WHAT IS REQUIRED: Look through the lines below and extract any with the word "this".

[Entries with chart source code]

## begin

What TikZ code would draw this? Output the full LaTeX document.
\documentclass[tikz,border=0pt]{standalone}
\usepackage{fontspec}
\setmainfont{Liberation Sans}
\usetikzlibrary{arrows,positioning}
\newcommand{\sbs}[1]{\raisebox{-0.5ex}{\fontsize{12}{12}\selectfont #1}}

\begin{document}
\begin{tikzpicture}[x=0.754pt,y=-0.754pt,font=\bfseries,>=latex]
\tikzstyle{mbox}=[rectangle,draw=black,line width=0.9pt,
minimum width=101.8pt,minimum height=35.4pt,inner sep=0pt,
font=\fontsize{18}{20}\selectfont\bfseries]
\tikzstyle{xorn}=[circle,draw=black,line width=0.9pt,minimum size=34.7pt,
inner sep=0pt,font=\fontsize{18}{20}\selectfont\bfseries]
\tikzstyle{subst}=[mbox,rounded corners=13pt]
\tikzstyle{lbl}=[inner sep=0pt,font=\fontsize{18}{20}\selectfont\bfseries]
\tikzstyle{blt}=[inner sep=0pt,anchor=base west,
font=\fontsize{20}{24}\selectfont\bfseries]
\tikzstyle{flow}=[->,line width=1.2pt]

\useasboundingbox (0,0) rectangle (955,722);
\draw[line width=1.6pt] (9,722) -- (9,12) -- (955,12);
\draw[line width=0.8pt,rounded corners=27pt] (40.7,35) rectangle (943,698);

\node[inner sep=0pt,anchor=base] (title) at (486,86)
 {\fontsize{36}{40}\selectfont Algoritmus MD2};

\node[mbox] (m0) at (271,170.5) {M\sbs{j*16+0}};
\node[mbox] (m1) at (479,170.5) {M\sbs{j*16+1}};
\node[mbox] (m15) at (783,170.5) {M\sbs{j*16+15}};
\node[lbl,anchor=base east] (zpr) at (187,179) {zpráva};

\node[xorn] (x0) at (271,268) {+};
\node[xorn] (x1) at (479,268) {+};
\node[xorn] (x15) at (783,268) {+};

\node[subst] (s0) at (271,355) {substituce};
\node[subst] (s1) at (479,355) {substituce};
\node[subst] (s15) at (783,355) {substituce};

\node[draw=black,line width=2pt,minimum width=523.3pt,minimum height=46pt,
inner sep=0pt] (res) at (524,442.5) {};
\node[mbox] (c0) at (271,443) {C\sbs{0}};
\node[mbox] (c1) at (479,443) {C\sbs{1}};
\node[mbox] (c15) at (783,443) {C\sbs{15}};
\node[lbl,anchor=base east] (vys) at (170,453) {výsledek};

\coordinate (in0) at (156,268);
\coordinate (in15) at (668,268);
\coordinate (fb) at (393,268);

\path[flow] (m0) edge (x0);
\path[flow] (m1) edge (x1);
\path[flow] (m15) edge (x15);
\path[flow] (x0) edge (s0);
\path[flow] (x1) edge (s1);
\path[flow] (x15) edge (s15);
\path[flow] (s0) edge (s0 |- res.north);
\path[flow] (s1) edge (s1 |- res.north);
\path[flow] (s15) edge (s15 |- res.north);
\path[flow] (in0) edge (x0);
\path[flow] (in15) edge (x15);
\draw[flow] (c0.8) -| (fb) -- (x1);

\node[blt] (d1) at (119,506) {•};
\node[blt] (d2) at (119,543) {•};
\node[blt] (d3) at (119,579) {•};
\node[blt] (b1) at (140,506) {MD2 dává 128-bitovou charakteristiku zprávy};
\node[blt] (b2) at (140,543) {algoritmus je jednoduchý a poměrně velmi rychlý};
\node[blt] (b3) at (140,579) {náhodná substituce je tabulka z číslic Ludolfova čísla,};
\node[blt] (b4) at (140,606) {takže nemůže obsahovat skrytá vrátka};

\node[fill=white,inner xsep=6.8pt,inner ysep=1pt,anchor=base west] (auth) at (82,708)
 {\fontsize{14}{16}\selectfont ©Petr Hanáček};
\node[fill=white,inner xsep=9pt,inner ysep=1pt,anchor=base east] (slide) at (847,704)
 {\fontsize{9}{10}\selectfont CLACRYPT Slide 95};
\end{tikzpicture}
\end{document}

## end
## begin

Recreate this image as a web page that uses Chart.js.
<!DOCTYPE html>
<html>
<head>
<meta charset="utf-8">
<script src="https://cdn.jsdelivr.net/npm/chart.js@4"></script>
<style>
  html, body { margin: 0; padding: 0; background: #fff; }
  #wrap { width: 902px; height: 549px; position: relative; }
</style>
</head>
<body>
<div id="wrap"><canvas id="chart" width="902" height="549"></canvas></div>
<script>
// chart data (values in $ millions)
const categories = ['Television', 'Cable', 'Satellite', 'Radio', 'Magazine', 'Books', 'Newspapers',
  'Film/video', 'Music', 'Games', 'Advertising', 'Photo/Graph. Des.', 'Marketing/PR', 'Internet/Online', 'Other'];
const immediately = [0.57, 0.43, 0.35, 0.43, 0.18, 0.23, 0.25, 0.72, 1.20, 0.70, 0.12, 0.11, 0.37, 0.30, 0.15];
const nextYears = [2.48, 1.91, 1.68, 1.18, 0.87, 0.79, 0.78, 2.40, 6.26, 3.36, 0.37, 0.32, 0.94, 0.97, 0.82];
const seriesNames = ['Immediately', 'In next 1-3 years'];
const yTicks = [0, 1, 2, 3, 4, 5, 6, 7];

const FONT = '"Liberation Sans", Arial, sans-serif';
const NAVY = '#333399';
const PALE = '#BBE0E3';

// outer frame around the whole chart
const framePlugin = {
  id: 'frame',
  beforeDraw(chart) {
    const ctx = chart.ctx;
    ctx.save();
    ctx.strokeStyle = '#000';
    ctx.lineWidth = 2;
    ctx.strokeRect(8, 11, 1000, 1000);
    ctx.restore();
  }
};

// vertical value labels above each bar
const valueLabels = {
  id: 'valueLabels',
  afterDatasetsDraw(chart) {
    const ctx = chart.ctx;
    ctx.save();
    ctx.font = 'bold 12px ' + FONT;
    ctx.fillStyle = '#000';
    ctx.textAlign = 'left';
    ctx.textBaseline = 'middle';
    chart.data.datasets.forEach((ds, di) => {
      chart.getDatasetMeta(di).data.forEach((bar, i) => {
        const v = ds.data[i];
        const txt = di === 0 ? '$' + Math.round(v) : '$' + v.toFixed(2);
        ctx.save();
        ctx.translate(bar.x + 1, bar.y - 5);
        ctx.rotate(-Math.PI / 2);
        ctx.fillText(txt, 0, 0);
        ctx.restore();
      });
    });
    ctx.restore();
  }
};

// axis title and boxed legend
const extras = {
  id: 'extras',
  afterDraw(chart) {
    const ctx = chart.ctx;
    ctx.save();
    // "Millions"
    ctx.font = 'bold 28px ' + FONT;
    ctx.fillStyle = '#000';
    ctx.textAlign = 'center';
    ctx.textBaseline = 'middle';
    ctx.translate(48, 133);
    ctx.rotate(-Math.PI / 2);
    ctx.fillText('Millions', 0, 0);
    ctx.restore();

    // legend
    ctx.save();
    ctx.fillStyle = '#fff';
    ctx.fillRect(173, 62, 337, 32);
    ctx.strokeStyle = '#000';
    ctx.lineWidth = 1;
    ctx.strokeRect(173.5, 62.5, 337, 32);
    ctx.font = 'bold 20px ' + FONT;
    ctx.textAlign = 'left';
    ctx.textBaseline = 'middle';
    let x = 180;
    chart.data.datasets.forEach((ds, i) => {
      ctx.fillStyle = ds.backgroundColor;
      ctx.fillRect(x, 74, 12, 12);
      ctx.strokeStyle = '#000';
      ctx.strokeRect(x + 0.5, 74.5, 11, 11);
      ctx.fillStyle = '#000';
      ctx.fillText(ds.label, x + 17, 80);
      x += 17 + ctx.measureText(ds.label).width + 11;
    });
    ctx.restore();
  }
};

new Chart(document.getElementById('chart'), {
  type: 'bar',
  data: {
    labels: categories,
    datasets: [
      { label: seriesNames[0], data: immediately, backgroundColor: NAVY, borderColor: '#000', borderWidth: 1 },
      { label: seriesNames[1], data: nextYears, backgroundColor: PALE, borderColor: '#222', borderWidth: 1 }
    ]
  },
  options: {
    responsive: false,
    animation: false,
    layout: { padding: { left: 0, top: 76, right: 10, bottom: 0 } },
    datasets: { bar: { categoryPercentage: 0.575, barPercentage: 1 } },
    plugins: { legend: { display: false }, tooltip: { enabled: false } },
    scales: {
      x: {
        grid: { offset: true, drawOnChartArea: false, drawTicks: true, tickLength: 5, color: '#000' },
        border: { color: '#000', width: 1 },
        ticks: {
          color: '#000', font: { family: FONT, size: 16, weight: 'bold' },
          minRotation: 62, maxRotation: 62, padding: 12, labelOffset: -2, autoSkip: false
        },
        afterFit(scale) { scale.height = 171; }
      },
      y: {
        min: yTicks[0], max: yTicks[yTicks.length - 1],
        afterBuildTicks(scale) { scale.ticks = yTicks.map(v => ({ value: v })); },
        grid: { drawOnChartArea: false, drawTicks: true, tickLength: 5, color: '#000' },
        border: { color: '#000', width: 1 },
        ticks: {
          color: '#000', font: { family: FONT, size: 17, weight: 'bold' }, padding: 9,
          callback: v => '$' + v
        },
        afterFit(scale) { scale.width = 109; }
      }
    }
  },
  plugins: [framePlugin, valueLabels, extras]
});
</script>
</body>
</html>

## end

ANSWER TO THE PROBLEM:
What TikZ code would draw this? Output the full LaTeX document.
Recreate this image as a web page that uses Chart.js.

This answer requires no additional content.